- [Data lines]:
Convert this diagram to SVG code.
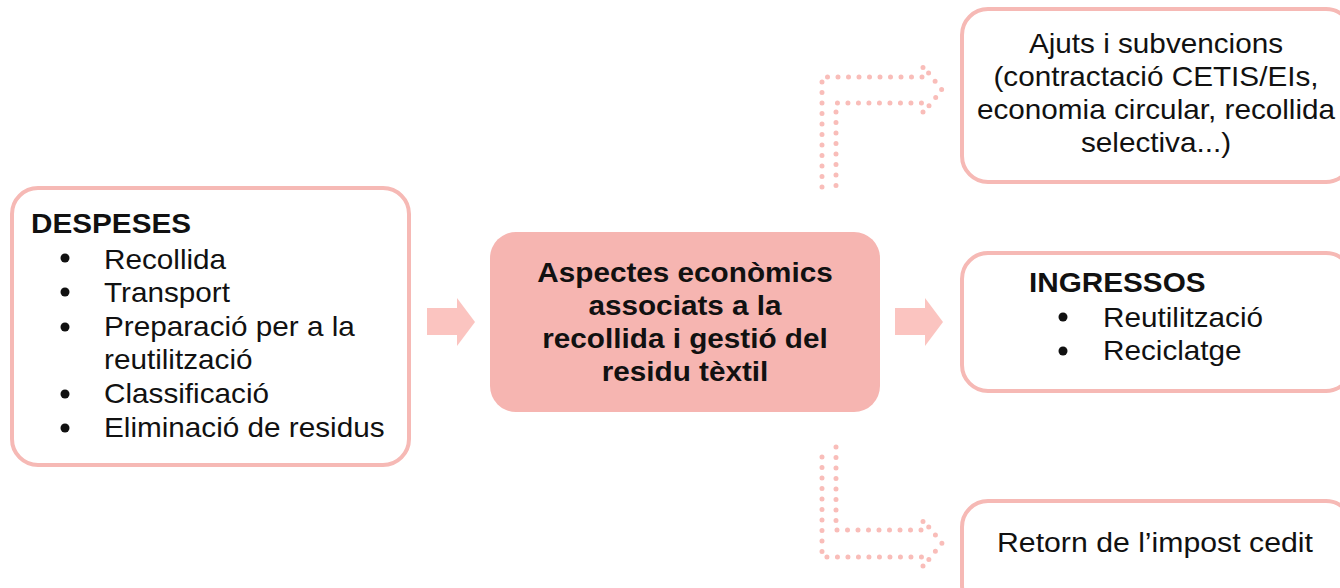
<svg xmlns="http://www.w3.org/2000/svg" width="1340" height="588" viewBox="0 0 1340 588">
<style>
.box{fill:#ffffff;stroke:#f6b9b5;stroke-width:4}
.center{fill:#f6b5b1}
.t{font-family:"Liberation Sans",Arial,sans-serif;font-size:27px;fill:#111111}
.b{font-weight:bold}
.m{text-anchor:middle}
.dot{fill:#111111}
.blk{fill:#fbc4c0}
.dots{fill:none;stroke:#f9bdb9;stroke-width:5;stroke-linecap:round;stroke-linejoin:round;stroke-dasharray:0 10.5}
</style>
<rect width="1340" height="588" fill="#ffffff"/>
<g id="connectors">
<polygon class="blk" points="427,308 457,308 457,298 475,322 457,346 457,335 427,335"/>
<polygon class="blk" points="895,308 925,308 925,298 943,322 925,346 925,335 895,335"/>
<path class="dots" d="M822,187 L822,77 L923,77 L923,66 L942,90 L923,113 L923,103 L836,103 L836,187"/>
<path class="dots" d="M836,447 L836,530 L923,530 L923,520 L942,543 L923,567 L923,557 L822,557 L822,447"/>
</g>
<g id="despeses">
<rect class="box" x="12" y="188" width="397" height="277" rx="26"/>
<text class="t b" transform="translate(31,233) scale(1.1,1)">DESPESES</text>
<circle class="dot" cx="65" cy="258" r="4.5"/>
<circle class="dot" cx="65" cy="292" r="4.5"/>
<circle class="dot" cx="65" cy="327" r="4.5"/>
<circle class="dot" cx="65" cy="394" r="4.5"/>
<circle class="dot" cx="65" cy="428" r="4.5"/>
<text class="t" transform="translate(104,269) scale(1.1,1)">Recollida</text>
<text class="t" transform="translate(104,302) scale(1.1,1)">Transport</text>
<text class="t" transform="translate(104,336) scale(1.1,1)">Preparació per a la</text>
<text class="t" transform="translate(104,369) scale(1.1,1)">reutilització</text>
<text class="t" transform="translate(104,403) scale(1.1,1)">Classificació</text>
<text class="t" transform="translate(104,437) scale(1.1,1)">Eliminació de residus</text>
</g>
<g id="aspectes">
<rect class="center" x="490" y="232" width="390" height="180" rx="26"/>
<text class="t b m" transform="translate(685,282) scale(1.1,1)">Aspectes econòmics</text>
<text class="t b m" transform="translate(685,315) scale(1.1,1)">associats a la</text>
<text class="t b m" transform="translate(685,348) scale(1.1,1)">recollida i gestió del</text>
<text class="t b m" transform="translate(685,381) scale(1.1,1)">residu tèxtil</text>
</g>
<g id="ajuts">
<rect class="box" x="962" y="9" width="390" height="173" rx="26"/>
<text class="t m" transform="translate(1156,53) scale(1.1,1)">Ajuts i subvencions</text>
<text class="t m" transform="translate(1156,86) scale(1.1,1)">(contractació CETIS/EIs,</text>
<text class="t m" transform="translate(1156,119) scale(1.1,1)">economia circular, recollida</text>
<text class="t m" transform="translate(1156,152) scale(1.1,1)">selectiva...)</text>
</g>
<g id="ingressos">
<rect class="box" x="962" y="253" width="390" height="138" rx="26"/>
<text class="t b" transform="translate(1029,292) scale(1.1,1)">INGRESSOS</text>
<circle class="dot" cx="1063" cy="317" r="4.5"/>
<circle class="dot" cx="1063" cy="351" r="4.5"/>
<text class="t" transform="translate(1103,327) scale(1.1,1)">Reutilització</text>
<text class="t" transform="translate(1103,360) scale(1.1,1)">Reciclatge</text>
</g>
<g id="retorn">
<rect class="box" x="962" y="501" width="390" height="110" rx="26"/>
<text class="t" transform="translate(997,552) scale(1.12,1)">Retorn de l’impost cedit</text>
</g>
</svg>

- [Objective]: Repeat all the data as it stands, dropping any images it holds.

- [Response to this exercise]:
Convert this diagram to SVG code.
<svg xmlns="http://www.w3.org/2000/svg" width="1340" height="588" viewBox="0 0 1340 588">
<style>
.box{fill:#ffffff;stroke:#f6b9b5;stroke-width:4}
.center{fill:#f6b5b1}
.t{font-family:"Liberation Sans",Arial,sans-serif;font-size:27px;fill:#111111}
.b{font-weight:bold}
.m{text-anchor:middle}
.dot{fill:#111111}
.blk{fill:#fbc4c0}
.dots{fill:none;stroke:#f9bdb9;stroke-width:5;stroke-linecap:round;stroke-linejoin:round;stroke-dasharray:0 10.5}
</style>
<rect width="1340" height="588" fill="#ffffff"/>
<g id="connectors">
<polygon class="blk" points="427,308 457,308 457,298 475,322 457,346 457,335 427,335"/>
<polygon class="blk" points="895,308 925,308 925,298 943,322 925,346 925,335 895,335"/>
<path class="dots" d="M822,187 L822,77 L923,77 L923,66 L942,90 L923,113 L923,103 L836,103 L836,187"/>
<path class="dots" d="M836,447 L836,530 L923,530 L923,520 L942,543 L923,567 L923,557 L822,557 L822,447"/>
</g>
<g id="despeses">
<rect class="box" x="12" y="188" width="397" height="277" rx="26"/>
<text class="t b" transform="translate(31,233) scale(1.1,1)">DESPESES</text>
<circle class="dot" cx="65" cy="258" r="4.5"/>
<circle class="dot" cx="65" cy="292" r="4.5"/>
<circle class="dot" cx="65" cy="327" r="4.5"/>
<circle class="dot" cx="65" cy="394" r="4.5"/>
<circle class="dot" cx="65" cy="428" r="4.5"/>
<text class="t" transform="translate(104,269) scale(1.1,1)">Recollida</text>
<text class="t" transform="translate(104,302) scale(1.1,1)">Transport</text>
<text class="t" transform="translate(104,336) scale(1.1,1)">Preparació per a la</text>
<text class="t" transform="translate(104,369) scale(1.1,1)">reutilització</text>
<text class="t" transform="translate(104,403) scale(1.1,1)">Classificació</text>
<text class="t" transform="translate(104,437) scale(1.1,1)">Eliminació de residus</text>
</g>
<g id="aspectes">
<rect class="center" x="490" y="232" width="390" height="180" rx="26"/>
<text class="t b m" transform="translate(685,282) scale(1.1,1)">Aspectes econòmics</text>
<text class="t b m" transform="translate(685,315) scale(1.1,1)">associats a la</text>
<text class="t b m" transform="translate(685,348) scale(1.1,1)">recollida i gestió del</text>
<text class="t b m" transform="translate(685,381) scale(1.1,1)">residu tèxtil</text>
</g>
<g id="ajuts">
<rect class="box" x="962" y="9" width="390" height="173" rx="26"/>
<text class="t m" transform="translate(1156,53) scale(1.1,1)">Ajuts i subvencions</text>
<text class="t m" transform="translate(1156,86) scale(1.1,1)">(contractació CETIS/EIs,</text>
<text class="t m" transform="translate(1156,119) scale(1.1,1)">economia circular, recollida</text>
<text class="t m" transform="translate(1156,152) scale(1.1,1)">selectiva...)</text>
</g>
<g id="ingressos">
<rect class="box" x="962" y="253" width="390" height="138" rx="26"/>
<text class="t b" transform="translate(1029,292) scale(1.1,1)">INGRESSOS</text>
<circle class="dot" cx="1063" cy="317" r="4.5"/>
<circle class="dot" cx="1063" cy="351" r="4.5"/>
<text class="t" transform="translate(1103,327) scale(1.1,1)">Reutilització</text>
<text class="t" transform="translate(1103,360) scale(1.1,1)">Reciclatge</text>
</g>
<g id="retorn">
<rect class="box" x="962" y="501" width="390" height="110" rx="26"/>
<text class="t" transform="translate(997,552) scale(1.12,1)">Retorn de l’impost cedit</text>
</g>
</svg>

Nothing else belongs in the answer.